FreeBSD Security Advisory (FreeBSD-SA-03:12.openssh.asc)

Summary
The remote host is missing an update to the system as announced in the referenced advisory FreeBSD-SA-03:12.openssh.asc
Solution
Upgrade your system to the appropriate stable release or security branch dated after the correction date https://secure1.securityspace.com/smysecure/catid.html?in=FreeBSD-SA-03:12.openssh.asc
Insight
OpenSSH is a free version of the SSH protocol suite of network connectivity tools. OpenSSH encrypts all traffic (including passwords) to effectively eliminate eavesdropping, connection hijacking, and other network-level attacks. Additionally, OpenSSH provides a myriad of secure tunneling capabilities, as well as a variety of authentication methods. `ssh' is the client application, while `sshd' is the server. Several operations within OpenSSH require dynamic memory allocation or reallocation.
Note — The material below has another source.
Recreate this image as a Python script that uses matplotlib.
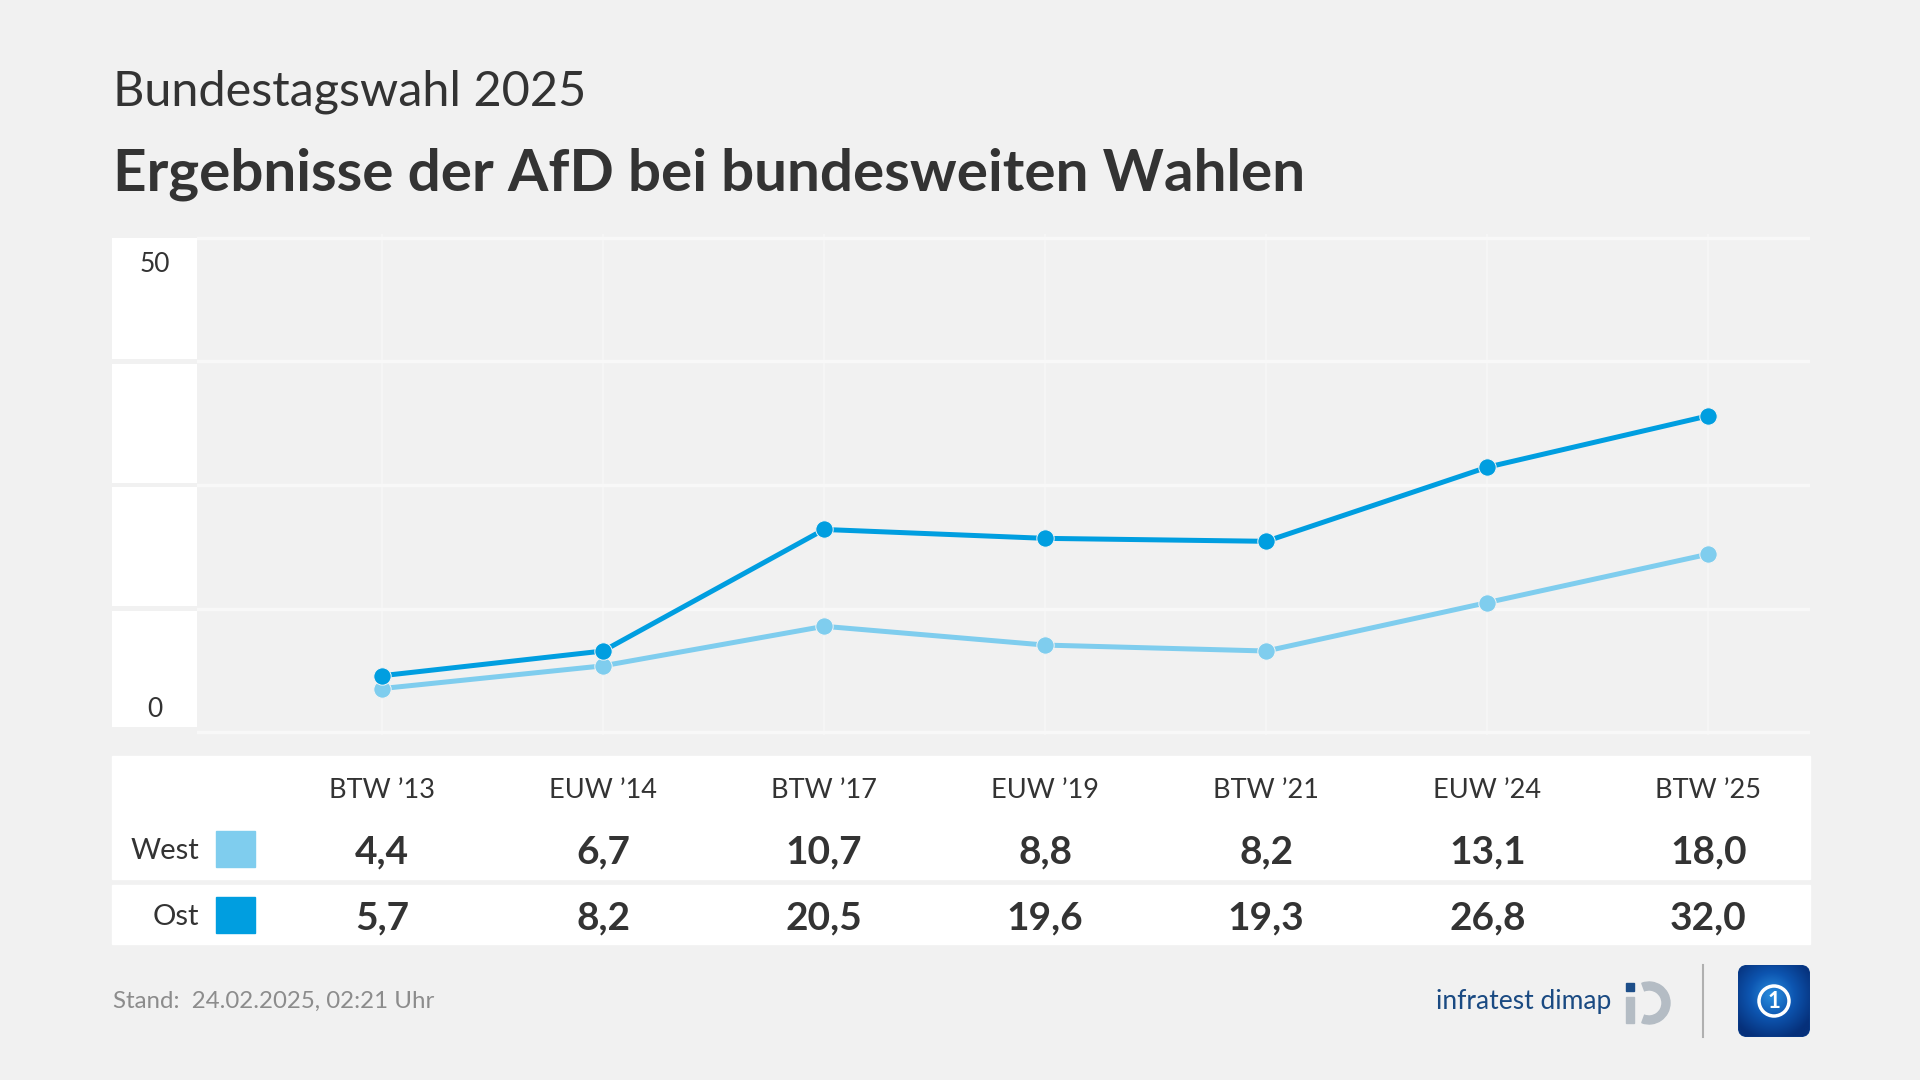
import matplotlib.pyplot as plt
import matplotlib.transforms as mtransforms
from matplotlib.colors import LinearSegmentedColormap
from matplotlib.patches import Rectangle, FancyBboxPatch, Wedge, Circle
import numpy as np

plt.rcParams['font.family'] = ['Lato', 'DejaVu Sans']

# Data
wahlen = ["BTW \u201913", "EUW \u201914", "BTW \u201917", "EUW \u201919", "BTW \u201921", "EUW \u201924", "BTW \u201925"]
west = [4.4, 6.7, 10.7, 8.8, 8.2, 13.1, 18.0]
ost = [5.7, 8.2, 20.5, 19.6, 19.3, 26.8, 32.0]
west_labels = ["4,4", "6,7", "10,7", "8,8", "8,2", "13,1", "18,0"]
ost_labels = ["5,7", "8,2", "20,5", "19,6", "19,3", "26,8", "32,0"]
y_ticks = [0, 12.5, 25, 37.5, 50]

BG = '#f1f1f1'
WEST_C = '#7fcdee'
OST_C = '#009ee0'
TXT = '#333333'

W, H = 1920, 1080
fig = plt.figure(figsize=(19.2, 10.8), dpi=100, facecolor=BG)


def fbox(x0, y0, x1, y1):
    # pixel box (top-left origin) -> figure fraction rect
    return [x0 / W, 1 - y1 / H, (x1 - x0) / W, (y1 - y0) / H]


# Main line chart
ax = fig.add_axes(fbox(197, 234, 1810, 735))
ax.set_facecolor(BG)
ax.set_xlim(-0.837, 6.46)
ax.set_ylim(-0.3, 50.4)
ax.set_yticks(y_ticks)
ax.set_xticks(range(len(wahlen)))
ax.tick_params(length=0, labelleft=False, labelbottom=False)
ax.grid(axis='y', color='#f8f8f8', linewidth=2.4)
ax.grid(axis='x', color='#f6f6f6', linewidth=1.2)
for s in ax.spines.values():
    s.set_visible(False)
x = np.arange(len(wahlen))
ax.plot(x, west, color=WEST_C, linewidth=3.6, marker='o', markersize=12.5,
        markeredgecolor='#f4f4f4', markeredgewidth=0.7, zorder=3)
ax.plot(x, ost, color=OST_C, linewidth=3.6, marker='o', markersize=12.5,
        markeredgecolor='#f4f4f4', markeredgewidth=0.7, zorder=4)

# Y label column
axl = fig.add_axes(fbox(112, 234, 197, 735), sharey=ax)
axl.set_facecolor(BG)
axl.set_xlim(0, 1)
axl.axis('off')
gap = 0.25
for lo, hi in zip(y_ticks[:-1], y_ticks[1:]):
    axl.axhspan(lo + gap * 2 if lo == 0 else lo + gap, hi if hi == 50 else hi - gap,
                color='white', linewidth=0)
axl.text(0.5, 48.6, "50", ha='center', va='top', fontsize=19, color=TXT)
axl.text(0.5, 1.0, "0", ha='center', va='bottom', fontsize=19, color=TXT)

# Table below
for y0, y1 in [(756, 879), (885, 944)]:
    fig.patches.append(Rectangle((112 / W, 1 - y1 / H), (1810 - 112) / W, (y1 - y0) / H,
                                 transform=fig.transFigure, color='white', zorder=0))

tr = mtransforms.blended_transform_factory(ax.transData, fig.transFigure)
for i, name in enumerate(wahlen):
    fig.text(i, 1 - 790 / H, name, transform=tr, ha='center', va='center', fontsize=19.5, color=TXT)
    fig.text(i, 1 - 852 / H, west_labels[i], transform=tr, ha='center', va='center',
             fontsize=28, fontweight='bold', color=TXT)
    fig.text(i, 1 - 918 / H, ost_labels[i], transform=tr, ha='center', va='center',
             fontsize=28, fontweight='bold', color=TXT)

for label, yc, col in [("West", 849, WEST_C), ("Ost", 915, OST_C)]:
    fig.text(199 / W, 1 - (yc + 2) / H, label, ha='right', va='center', fontsize=21, color=TXT)
    fig.patches.append(Rectangle((216 / W, 1 - (yc + 18) / H), 39 / W, 36 / H,
                                 transform=fig.transFigure, color=col))

# Titles
fig.text(113 / W, 1 - 92 / H, "Bundestagswahl 2025", ha='left', va='center', fontsize=35, color=TXT)
fig.text(113 / W, 1 - 174 / H, "Ergebnisse der AfD bei bundesweiten Wahlen", ha='left', va='center',
         fontsize=42, fontweight='bold', color=TXT)

# Footer
fig.text(113 / W, 1 - 1001 / H, "Stand:  24.02.2025, 02:21 Uhr", ha='left', va='center',
         fontsize=17.3, color='#8c8c8c')
fig.text(1611 / W, 1 - 1001 / H, "infratest dimap", ha='right', va='center', fontsize=19,
         color='#1a4a82')

# infratest dimap mark (rough)
lax = fig.add_axes(fbox(1620, 975, 1675, 1030))
lax.set_xlim(0, 55)
lax.set_ylim(0, 55)
lax.set_aspect('equal')
lax.axis('off')
lax.add_patch(Rectangle((6, 39), 8, 8, color='#1d4e89'))
lax.add_patch(Rectangle((6, 7), 8, 26, color='#b4bcc4'))
lax.add_patch(Wedge((29, 27), 21, -110, 110, width=8, color='#b4bcc4'))

# Separator
fig.add_artist(plt.Line2D([1703 / W, 1703 / W], [1 - 965 / H, 1 - 1037 / H], color='#b0b0b0',
                          linewidth=1.5, transform=fig.transFigure))

# tagesschau mark (rough)
tax = fig.add_axes(fbox(1738, 965, 1810, 1037))
tax.set_xlim(0, 72)
tax.set_ylim(0, 72)
tax.axis('off')
box = FancyBboxPatch((0.5, 0.5), 71, 71, boxstyle='round,pad=0,rounding_size=9', color='#0b3f8c')
tax.add_patch(box)
yy, xx = np.mgrid[0:72:200j, 0:72:200j]
rr = np.hypot(xx - 34, yy - 42) / 45
grad = np.clip(1 - rr, 0, 1)
blue_cmap = LinearSegmentedColormap.from_list('ts', ['#06307a', '#0d55b0', '#2a8fe0'])
img = tax.imshow(grad, extent=(0, 72, 0, 72), origin='lower', cmap=blue_cmap, zorder=2)
img.set_clip_path(box)
tax.add_patch(Circle((36, 36), 15, facecolor='none', edgecolor='white', linewidth=2.5, zorder=3))
tax.text(36, 36, "1", ha='center', va='center', fontsize=16, fontweight='bold', color='white', zorder=4)

fig.savefig('out.png', dpi=100, facecolor=BG)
Examples are: the receipt of a packet larger than available space in a currently allocated buffer creation of additional channels beyond the currently allocated maximum and allocation of new sockets beyond the currently allocated maximum. Many of these operations can fail either due to `out of memory' or due to explicit checks for ridiculously sized requests. However, the failure occurs after the allocation size has already been updated, so that the bookkeeping data structures are in an inconsistent state (the recorded size is larger than the actual allocation). Furthermore, the detection of these failures causes OpenSSH to invoke several `fatal_cleanup' handlers, some of which may then attempt to use these inconsistent data structures. For example, a handler may zero and free a buffer in this state, and as a result memory outside of the allocated area will be overwritten with NUL bytes.